His talent is undeniable, which he has proven with centuries against England and Australia in their backyard. He has played a few good innings but hasn't stepped up when the team has needed him most. This does not make the young keeper a bad player. What Pant needs is to be made aware of his mistakes, taken out of the Indian setup for a while and put back only when he is a finished product.
As a wicket-keeper
When looking at the southpaw, we have to keep in mind that he has the monumental task of replacing the legend that is Mahendra Singh Dhoni. So, it is safe to say he will always have pressure to perform like the former captain. Although he is an athletic individual, Pant has made extremely silly mistakes, epitomised by his wicket-keeping error against Bangladesh, where he collected the bowl ahead of the stumps that gave the Bangladeshi batsmen a huge lifeline.

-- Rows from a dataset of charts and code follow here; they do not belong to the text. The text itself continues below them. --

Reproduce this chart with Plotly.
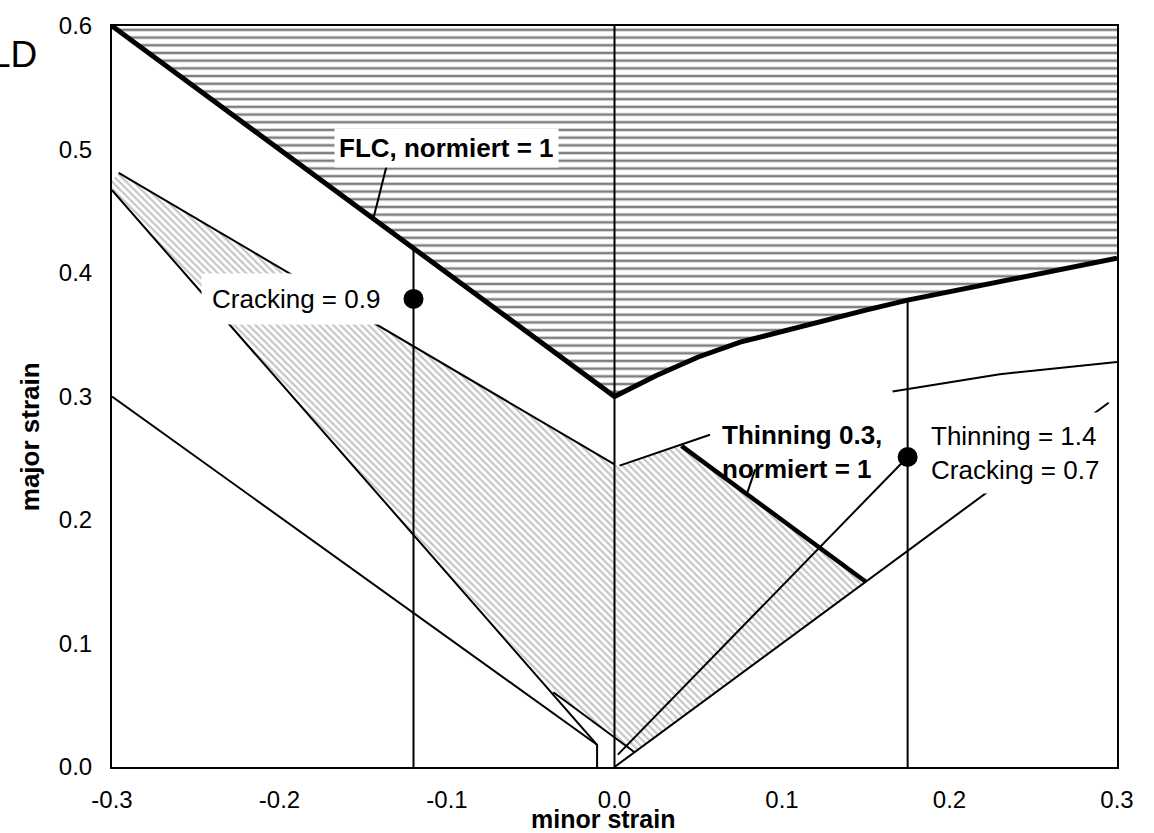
import plotly.graph_objects as go

FONT = "Liberation Sans, Arial, Helvetica, sans-serif"

# ---------------- data ----------------
x_ticks = [-0.3, -0.2, -0.1, 0.0, 0.1, 0.2, 0.3]
x_ticklabels = ["-0.3", "-0.2", "-0.1", "0.0", "0.1", "0.2", "0.3"]
y_ticks = [0.0, 0.1, 0.2, 0.3, 0.4, 0.5, 0.6]
y_ticklabels = ["0.0", "0.1", "0.2", "0.3", "0.4", "0.5", "0.6"]

# forming limit curve (FLC, normiert = 1)
flc_x = [-0.3, 0.0, 0.025, 0.05, 0.075, 0.1, 0.125, 0.15, 0.175, 0.2, 0.25, 0.3]
flc_y = [0.6, 0.3, 0.317, 0.332, 0.344, 0.353, 0.362, 0.370, 0.378, 0.385, 0.399, 0.412]
flc_top = 0.6

# grey hatched thinning zone
zone_x = [-0.3, -0.3, -0.296, 0.0, 0.003, 0.04, 0.15, 0.012, 0.0, -0.0365]
zone_y = [0.467, 0.475, 0.481, 0.245, 0.244, 0.26, 0.15, 0.012, 0.024, 0.0605]

# thin lines
steep_x = [-0.3, -0.0104, -0.0104]
steep_y = [0.467, 0.018, 0.0]
lower_x = [-0.3, -0.0104]
lower_y = [0.30, 0.018]
upper_x = [-0.296, 0.0]
upper_y = [0.481, 0.245]
thin_curve_x = [0.003, 0.057, None, 0.166, 0.23, 0.3]
thin_curve_y = [0.244, 0.269, None, 0.304, 0.318, 0.328]
bottom_x = [-0.0365, 0.012]
bottom_y = [0.0605, 0.012]
diag_x = [0.0, 0.295]
diag_y = [0.0, 0.295]
conn_x = [0.002, 0.175]
conn_y = [0.01, 0.251]

# vertical strain paths
vert_x = [0.0, -0.12, 0.175]
vert_top = [0.603, 0.42, 0.378]

# thick thinning line (Thinning 0.3, normiert = 1)
thick_x = [0.04, 0.15]
thick_y = [0.26, 0.15]

# label leader lines
flc_lead_x = [-0.144, -0.136]
flc_lead_y = [0.444, 0.487]
thin_lead_x = [0.079, 0.084]
thin_lead_y = [0.221, 0.241]

# evaluated points
pt_x = [-0.12, 0.175]
pt_y = [0.379, 0.251]

# ---------------- figure ----------------
fig = go.Figure()

# horizontal hatched region above FLC
fig.add_trace(go.Scatter(
    x=flc_x + [flc_x[-1], flc_x[0]],
    y=flc_y + [flc_top, flc_top],
    mode="none", fill="toself", fillcolor="white",
    fillpattern=dict(shape="-", size=7.7, solidity=0.33, fgcolor="#000000", bgcolor="white"),
    hoverinfo="skip"))

# grey diagonal hatched region
fig.add_trace(go.Scatter(
    x=zone_x, y=zone_y,
    mode="none", fill="toself", fillcolor="white",
    fillpattern=dict(shape="\\", size=5, solidity=0.45, fgcolor="#8c8c8c", bgcolor="white"),
    hoverinfo="skip"))

thin = dict(color="black", width=2)
for xs, ys in [(steep_x, steep_y), (lower_x, lower_y), (upper_x, upper_y),
               (thin_curve_x, thin_curve_y), (bottom_x, bottom_y), (diag_x, diag_y),
               (conn_x, conn_y), (flc_lead_x, flc_lead_y), (thin_lead_x, thin_lead_y)]:
    fig.add_trace(go.Scatter(x=xs, y=ys, mode="lines", line=thin, hoverinfo="skip",
                             cliponaxis=False))

for vx, vt in zip(vert_x, vert_top):
    fig.add_trace(go.Scatter(x=[vx, vx], y=[0, vt], mode="lines", line=thin,
                             hoverinfo="skip", cliponaxis=False))

fig.add_trace(go.Scatter(x=thick_x, y=thick_y, mode="lines",
                         line=dict(color="black", width=4.5), hoverinfo="skip"))
fig.add_trace(go.Scatter(x=flc_x, y=flc_y, mode="lines",
                         line=dict(color="black", width=5), hoverinfo="skip"))
fig.add_trace(go.Scatter(x=pt_x, y=pt_y, mode="markers",
                         marker=dict(color="black", size=20), hoverinfo="skip"))

ann_font = dict(family=FONT, size=26, color="black")
annotations = [
    dict(x=-0.1006, y=0.501, xref="x", yref="y", text="<b>FLC, normiert = 1</b>",
         showarrow=False, font=ann_font, bgcolor="white", borderpad=4),
    dict(x=-0.19, y=0.379, xref="x", yref="y", text="Cracking = 0.9",
         showarrow=False, font=ann_font, bgcolor="white", borderpad=10),
    dict(x=0.239, y=0.2546, xref="x", yref="y", text="Thinning = 1.4<br>Cracking = 0.7",
         showarrow=False, font=ann_font, bgcolor="white", borderpad=8, align="left"),
    dict(x=0.112, y=0.255, xref="x", yref="y", text="<b>Thinning 0.3,<br>normiert = 1</b>",
         showarrow=False, font=ann_font, align="left"),
    dict(x=(603 - 112) / 1005, y=-(819 - 767) / 746, xref="paper", yref="paper",
         text="<b>minor strain</b>", showarrow=False,
         font=dict(family=FONT, size=25, color="black"),
         xanchor="center", yanchor="middle"),
    dict(x=(30 - 112) / 1005, y=(767 - 435) / 746, xref="paper", yref="paper",
         text="<b>major strain</b>", showarrow=False, font=ann_font, textangle=-90,
         xanchor="center", yanchor="middle"),
    dict(x=(39 - 112) / 1005, y=(767 - 50) / 746, xref="paper", yref="paper",
         text="LD", showarrow=False, font=dict(family=FONT, size=37, color="black"),
         xanchor="right", yanchor="middle"),
]

tick_font = dict(family=FONT, size=24, color="black")
fig.update_layout(
    width=1154, height=833,
    margin=dict(l=112, r=37, t=21, b=66),
    paper_bgcolor="white", plot_bgcolor="white",
    showlegend=False,
    annotations=annotations,
    xaxis=dict(range=[-0.3, 0.3], tickvals=x_ticks, ticktext=x_ticklabels,
               showgrid=False, zeroline=False, showline=True, linecolor="black",
               linewidth=2, mirror=True, ticks="", tickfont=tick_font,
               ticklabelstandoff=10),
    yaxis=dict(range=[0, 0.6], tickvals=y_ticks, ticktext=y_ticklabels,
               showgrid=False, zeroline=False, showline=True, linecolor="black",
               linewidth=2, mirror=True, ticks="", tickfont=tick_font,
               ticklabelstandoff=13),
)

post = ("document.body.style.margin='0';document.body.style.padding='0';"
        "document.body.style.overflow='hidden';"
        "var gd=document.getElementById('{plot_id}');"
        "gd.style.position='absolute';gd.style.left='0px';gd.style.top='0px';")
fig.write_html("out.html", post_script=post, config={"displayModeBar": False})
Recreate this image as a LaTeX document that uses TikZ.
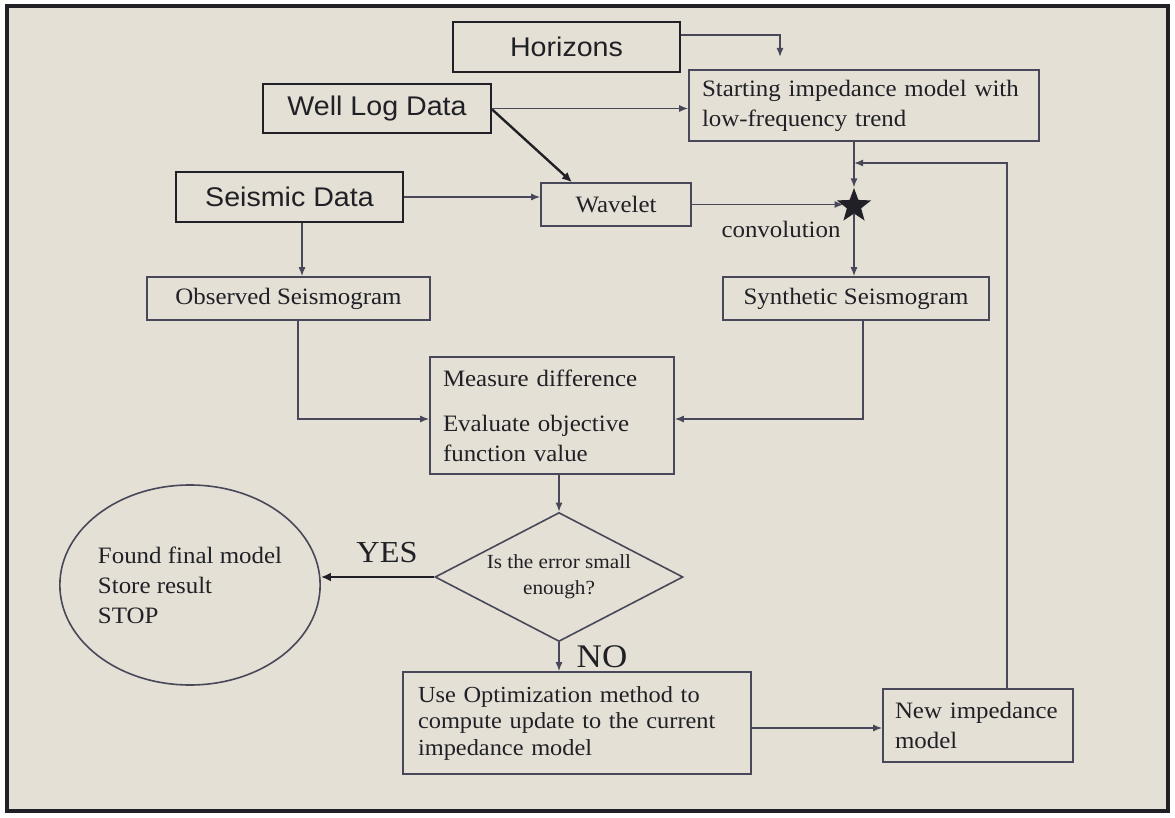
\documentclass[tikz,border=0pt]{standalone}
\usepackage{fontspec}
\setmainfont{Liberation Serif}[FakeStretch=1.06]
\newfontfamily\arialf{Liberation Sans}[FakeStretch=1.06]
\usetikzlibrary{arrows.meta,shapes.geometric}
\definecolor{bg}{RGB}{229,224,213}
\definecolor{ln}{RGB}{72,72,90}
\definecolor{dk}{RGB}{32,32,38}
\tikzset{
  sansbox/.style={draw=dk, line width=2.4pt, inner sep=0pt, text=dk,
    font=\arialf\fontsize{27}{30}\selectfont},
  serifbox/.style={draw=ln, line width=1.6pt, inner sep=0pt, text=dk,
    font=\fontsize{23.5}{30}\selectfont},
  conn/.style={draw=ln, line width=1.4pt, -{Latex[length=9pt,width=7pt]}},
  thickconn/.style={draw=dk, line width=2.8pt, -{Latex[length=10pt,width=9pt]}},
  lbl/.style={text=dk, inner sep=0pt}
}
\begin{document}
\begin{tikzpicture}[x=1pt,y=-1pt]
\useasboundingbox (0,0) rectangle (1175,818);
\fill[white] (0,0) rectangle (1175,818);
\draw[fill=bg, draw=dk, line width=4.5pt] (7,6) rectangle (1168,811);

% nodes
\node[sansbox, minimum width=227pt, minimum height=50pt] (hor) at (566.5,47) {Horizons};
\node[sansbox, minimum width=228pt, minimum height=49pt] (well) at (377,108.5) {Well Log Data};
\node[sansbox, minimum width=227pt, minimum height=50pt] (seis) at (289.5,197) {Seismic Data};
\node[serifbox, minimum width=350pt, minimum height=71pt, text width=324pt, align=left] (start) at (864,105.5) {Starting impedance model with\\low-frequency trend};
\node[serifbox, minimum width=150pt, minimum height=43pt] (wav) at (616,204.5) {Wavelet};
\node[star, star points=5, star point ratio=2.4, fill=dk, inner sep=0pt, minimum size=36pt] (conv) at (854,206) {};
\node[lbl, font=\fontsize{23.5}{26}\selectfont] (convlbl) at (781,229) {convolution};
\node[serifbox, minimum width=283pt, minimum height=43pt] (obs) at (288.5,298.5) {Observed Seismogram};
\node[serifbox, minimum width=266pt, minimum height=43pt] (syn) at (856,298.5) {Synthetic Seismogram};
\node[serifbox, minimum width=244pt, minimum height=117pt, text width=218pt, align=left] (meas) at (552,415.5) {Measure difference\\[15pt]Evaluate objective\\function value};
\node[diamond, aspect=1.9, draw=ln, line width=1.6pt, minimum width=248pt, minimum height=129pt, inner sep=0pt, align=center, text=dk, font=\fontsize{20}{26}\selectfont] (dec) at (559,577) {Is the error small\\enough?};
\node[ellipse, draw=ln, line width=1.6pt, minimum width=254pt, minimum height=200pt, inner sep=0pt, align=left, text=dk, font=\fontsize{23.5}{30}\selectfont] (fin) at (190,585) {Found final model\\Store result\\STOP};
\node[serifbox, minimum width=348pt, minimum height=102pt, text width=318pt, align=left, font=\fontsize{23}{26.5}\selectfont] (opt) at (577,723) {Use Optimization method to\\compute update to the current\\impedance model};
\node[serifbox, minimum width=190pt, minimum height=73pt, text width=166pt, align=left] (new) at (978,725.5) {New impedance\\model};
\node[lbl, font=\fontsize{30.5}{32}\selectfont] (yes) at (387,553) {YES};
\node[lbl, font=\fontsize{33}{34}\selectfont] (no) at (602,657) {NO};

% connectors
\coordinate (hend) at (780,57);
\coordinate (fbend) at (854,163);
\draw[conn] ([yshift=12pt]hor.east) -| (hend);
\draw[conn] (well.east) -- (well.east -| start.west);
\draw[thickconn, line width=2.4pt] ([yshift=-1pt]well.east) -- ([xshift=-44pt]wav.north);
\draw[conn] (seis.east) -- (seis.east -| wav.west);
\draw[conn] ([xshift=12.5pt]seis.south) -- ([xshift=12.5pt]seis.south |- obs.north);
\draw[conn] (wav.east) -- (wav.east -| conv.west);
\draw[conn] (start.south -| conv.north) -- (conv.north);
\draw[conn] (conv.south) -- (conv.south |- syn.north);
\draw[conn] ([xshift=9.5pt]obs.south) |- ([yshift=-3.5pt]meas.west);
\draw[conn] ([xshift=7pt]syn.south) |- ([yshift=-3.5pt]meas.east);
\draw[conn] (dec.north |- meas.south) -- (dec.north);
\draw[thickconn] (dec.west) -- (dec.west -| fin.east);
\draw[conn] (dec.south) -- (dec.south |- opt.north);
\draw[conn] ([yshift=-5pt]opt.east) -- ([yshift=-5pt]opt.east -| new.west);
\draw[conn] ([xshift=29pt]new.north) |- (fbend);
\end{tikzpicture}
\end{document}
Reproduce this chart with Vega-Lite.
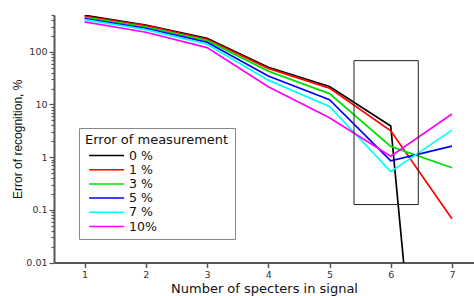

He has struggled to keep wickets in the difficult English and Australian conditions. He has also found it difficult to judge the spin in Indian conditions, failing to collect deliveries down the led side and not holding on to catches. This has prompted the captain and the coach to pick Wriddhiman Saha over Pant in Test matches and Saha's incredible performances since have made it even more difficult for Pant to hold down his spot in the Test side.
Another important job of a wicket-keeper is to play an important role is calling for the DRS and the man behind the stumps is the best judge of any nick off the bat or the line of the ball in case of an LBW. Without comparing him to Dhoni, who is the without argument the best in the world in terms of DRS calls, Pant's judgement has been quite poor with the calls.
This article is not intended to say that Pant is not a good batsman or wicket-keeper. The intention is to say that the overall game of the Uttarakhand born player is yet to be fine-tuned. Throwing someone in the deep end without teaching that person the correct swimming strokes ultimately leads to that person struggling to move or come out of the water. If Pant is pushed into the deep-end of cricket without being given the correct guidance and the proper techniques, it could eventually lead to a very early and unnatural downfall of a spectacular talent. Pant is just 22 at the moment and has time on his hands to improve his game and realise his true potential but that cannnot happen if he doesn't get the support he needs to improve.